Copy the data below exactly, omitting any picture it contains.

══════

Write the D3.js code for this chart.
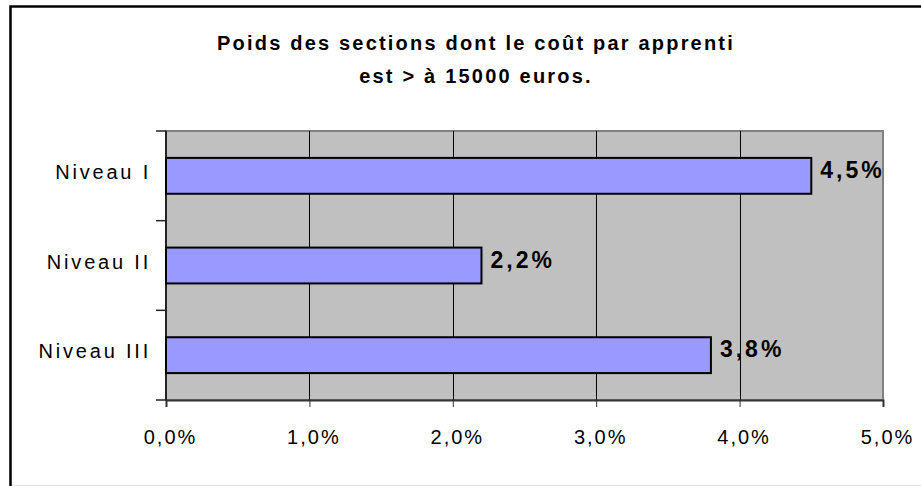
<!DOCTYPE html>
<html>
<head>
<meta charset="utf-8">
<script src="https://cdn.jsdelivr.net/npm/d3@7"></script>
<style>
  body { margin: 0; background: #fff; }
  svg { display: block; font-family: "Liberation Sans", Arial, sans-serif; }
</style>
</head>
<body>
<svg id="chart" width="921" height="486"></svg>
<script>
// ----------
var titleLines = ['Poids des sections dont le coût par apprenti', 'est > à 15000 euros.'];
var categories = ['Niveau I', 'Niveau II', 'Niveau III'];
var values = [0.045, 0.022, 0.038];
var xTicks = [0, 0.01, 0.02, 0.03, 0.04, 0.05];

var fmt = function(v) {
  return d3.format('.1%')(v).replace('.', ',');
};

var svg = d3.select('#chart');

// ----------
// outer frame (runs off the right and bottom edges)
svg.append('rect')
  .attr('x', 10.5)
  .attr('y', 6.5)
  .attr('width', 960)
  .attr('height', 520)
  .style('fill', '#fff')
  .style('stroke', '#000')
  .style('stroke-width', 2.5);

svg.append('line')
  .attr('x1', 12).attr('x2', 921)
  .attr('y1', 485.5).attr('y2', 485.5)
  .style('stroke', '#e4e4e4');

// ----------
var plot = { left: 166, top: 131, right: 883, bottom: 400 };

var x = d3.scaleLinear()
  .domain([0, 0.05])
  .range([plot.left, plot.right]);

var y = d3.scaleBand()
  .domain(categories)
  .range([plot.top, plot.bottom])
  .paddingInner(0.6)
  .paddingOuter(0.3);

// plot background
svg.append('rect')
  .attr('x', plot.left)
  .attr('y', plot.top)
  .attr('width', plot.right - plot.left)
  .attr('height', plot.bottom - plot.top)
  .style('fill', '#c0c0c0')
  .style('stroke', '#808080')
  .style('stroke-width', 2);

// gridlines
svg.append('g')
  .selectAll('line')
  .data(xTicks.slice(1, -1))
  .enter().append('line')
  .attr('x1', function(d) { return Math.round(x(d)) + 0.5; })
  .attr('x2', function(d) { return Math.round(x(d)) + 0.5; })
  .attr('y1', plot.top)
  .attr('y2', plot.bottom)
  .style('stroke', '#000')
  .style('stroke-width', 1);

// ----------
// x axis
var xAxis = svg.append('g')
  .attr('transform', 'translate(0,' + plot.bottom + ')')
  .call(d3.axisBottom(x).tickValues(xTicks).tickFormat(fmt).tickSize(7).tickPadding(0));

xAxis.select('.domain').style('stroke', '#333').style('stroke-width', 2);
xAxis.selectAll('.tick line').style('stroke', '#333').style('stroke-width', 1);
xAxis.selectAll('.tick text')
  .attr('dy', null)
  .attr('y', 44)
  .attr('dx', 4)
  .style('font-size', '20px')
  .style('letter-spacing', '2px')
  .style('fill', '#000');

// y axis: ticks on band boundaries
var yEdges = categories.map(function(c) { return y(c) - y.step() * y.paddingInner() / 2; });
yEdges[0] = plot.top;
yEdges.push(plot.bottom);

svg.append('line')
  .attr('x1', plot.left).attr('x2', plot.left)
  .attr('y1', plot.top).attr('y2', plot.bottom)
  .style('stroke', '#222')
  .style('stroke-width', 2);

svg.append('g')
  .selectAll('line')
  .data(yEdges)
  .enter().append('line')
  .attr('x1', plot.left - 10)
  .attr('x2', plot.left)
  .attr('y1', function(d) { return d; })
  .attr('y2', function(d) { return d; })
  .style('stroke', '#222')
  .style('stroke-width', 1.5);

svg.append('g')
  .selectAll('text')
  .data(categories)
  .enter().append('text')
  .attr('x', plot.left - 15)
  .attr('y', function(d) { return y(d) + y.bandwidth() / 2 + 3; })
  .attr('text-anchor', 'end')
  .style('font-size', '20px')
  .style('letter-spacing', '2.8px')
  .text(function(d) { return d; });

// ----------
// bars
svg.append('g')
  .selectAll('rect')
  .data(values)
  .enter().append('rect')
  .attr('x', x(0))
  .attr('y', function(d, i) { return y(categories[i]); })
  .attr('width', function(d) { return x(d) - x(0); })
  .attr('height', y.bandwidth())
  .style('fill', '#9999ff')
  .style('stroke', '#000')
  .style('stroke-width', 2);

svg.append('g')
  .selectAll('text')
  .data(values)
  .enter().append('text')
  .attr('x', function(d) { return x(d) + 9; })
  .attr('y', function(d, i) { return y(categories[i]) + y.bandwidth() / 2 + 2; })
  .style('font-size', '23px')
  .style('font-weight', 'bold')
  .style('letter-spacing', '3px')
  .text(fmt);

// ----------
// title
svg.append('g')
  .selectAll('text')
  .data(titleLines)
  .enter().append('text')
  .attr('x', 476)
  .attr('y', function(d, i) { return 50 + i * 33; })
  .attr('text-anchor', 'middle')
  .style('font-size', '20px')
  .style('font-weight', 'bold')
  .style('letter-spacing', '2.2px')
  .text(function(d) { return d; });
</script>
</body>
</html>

══════

--- Response below ---
Write the D3.js code for this chart.
<!DOCTYPE html>
<html>
<head>
<meta charset="utf-8">
<script src="https://cdn.jsdelivr.net/npm/d3@7"></script>
<style>
  body { margin: 0; background: #fff; }
  svg { display: block; font-family: "Liberation Sans", Arial, sans-serif; }
</style>
</head>
<body>
<svg id="chart" width="921" height="486"></svg>
<script>
// ----------
var titleLines = ['Poids des sections dont le coût par apprenti', 'est > à 15000 euros.'];
var categories = ['Niveau I', 'Niveau II', 'Niveau III'];
var values = [0.045, 0.022, 0.038];
var xTicks = [0, 0.01, 0.02, 0.03, 0.04, 0.05];

var fmt = function(v) {
  return d3.format('.1%')(v).replace('.', ',');
};

var svg = d3.select('#chart');

// ----------
// outer frame (runs off the right and bottom edges)
svg.append('rect')
  .attr('x', 10.5)
  .attr('y', 6.5)
  .attr('width', 960)
  .attr('height', 520)
  .style('fill', '#fff')
  .style('stroke', '#000')
  .style('stroke-width', 2.5);

svg.append('line')
  .attr('x1', 12).attr('x2', 921)
  .attr('y1', 485.5).attr('y2', 485.5)
  .style('stroke', '#e4e4e4');

// ----------
var plot = { left: 166, top: 131, right: 883, bottom: 400 };

var x = d3.scaleLinear()
  .domain([0, 0.05])
  .range([plot.left, plot.right]);

var y = d3.scaleBand()
  .domain(categories)
  .range([plot.top, plot.bottom])
  .paddingInner(0.6)
  .paddingOuter(0.3);

// plot background
svg.append('rect')
  .attr('x', plot.left)
  .attr('y', plot.top)
  .attr('width', plot.right - plot.left)
  .attr('height', plot.bottom - plot.top)
  .style('fill', '#c0c0c0')
  .style('stroke', '#808080')
  .style('stroke-width', 2);

// gridlines
svg.append('g')
  .selectAll('line')
  .data(xTicks.slice(1, -1))
  .enter().append('line')
  .attr('x1', function(d) { return Math.round(x(d)) + 0.5; })
  .attr('x2', function(d) { return Math.round(x(d)) + 0.5; })
  .attr('y1', plot.top)
  .attr('y2', plot.bottom)
  .style('stroke', '#000')
  .style('stroke-width', 1);

// ----------
// x axis
var xAxis = svg.append('g')
  .attr('transform', 'translate(0,' + plot.bottom + ')')
  .call(d3.axisBottom(x).tickValues(xTicks).tickFormat(fmt).tickSize(7).tickPadding(0));

xAxis.select('.domain').style('stroke', '#333').style('stroke-width', 2);
xAxis.selectAll('.tick line').style('stroke', '#333').style('stroke-width', 1);
xAxis.selectAll('.tick text')
  .attr('dy', null)
  .attr('y', 44)
  .attr('dx', 4)
  .style('font-size', '20px')
  .style('letter-spacing', '2px')
  .style('fill', '#000');

// y axis: ticks on band boundaries
var yEdges = categories.map(function(c) { return y(c) - y.step() * y.paddingInner() / 2; });
yEdges[0] = plot.top;
yEdges.push(plot.bottom);

svg.append('line')
  .attr('x1', plot.left).attr('x2', plot.left)
  .attr('y1', plot.top).attr('y2', plot.bottom)
  .style('stroke', '#222')
  .style('stroke-width', 2);

svg.append('g')
  .selectAll('line')
  .data(yEdges)
  .enter().append('line')
  .attr('x1', plot.left - 10)
  .attr('x2', plot.left)
  .attr('y1', function(d) { return d; })
  .attr('y2', function(d) { return d; })
  .style('stroke', '#222')
  .style('stroke-width', 1.5);

svg.append('g')
  .selectAll('text')
  .data(categories)
  .enter().append('text')
  .attr('x', plot.left - 15)
  .attr('y', function(d) { return y(d) + y.bandwidth() / 2 + 3; })
  .attr('text-anchor', 'end')
  .style('font-size', '20px')
  .style('letter-spacing', '2.8px')
  .text(function(d) { return d; });

// ----------
// bars
svg.append('g')
  .selectAll('rect')
  .data(values)
  .enter().append('rect')
  .attr('x', x(0))
  .attr('y', function(d, i) { return y(categories[i]); })
  .attr('width', function(d) { return x(d) - x(0); })
  .attr('height', y.bandwidth())
  .style('fill', '#9999ff')
  .style('stroke', '#000')
  .style('stroke-width', 2);

svg.append('g')
  .selectAll('text')
  .data(values)
  .enter().append('text')
  .attr('x', function(d) { return x(d) + 9; })
  .attr('y', function(d, i) { return y(categories[i]) + y.bandwidth() / 2 + 2; })
  .style('font-size', '23px')
  .style('font-weight', 'bold')
  .style('letter-spacing', '3px')
  .text(fmt);

// ----------
// title
svg.append('g')
  .selectAll('text')
  .data(titleLines)
  .enter().append('text')
  .attr('x', 476)
  .attr('y', function(d, i) { return 50 + i * 33; })
  .attr('text-anchor', 'middle')
  .style('font-size', '20px')
  .style('font-weight', 'bold')
  .style('letter-spacing', '2.2px')
  .text(function(d) { return d; });
</script>
</body>
</html>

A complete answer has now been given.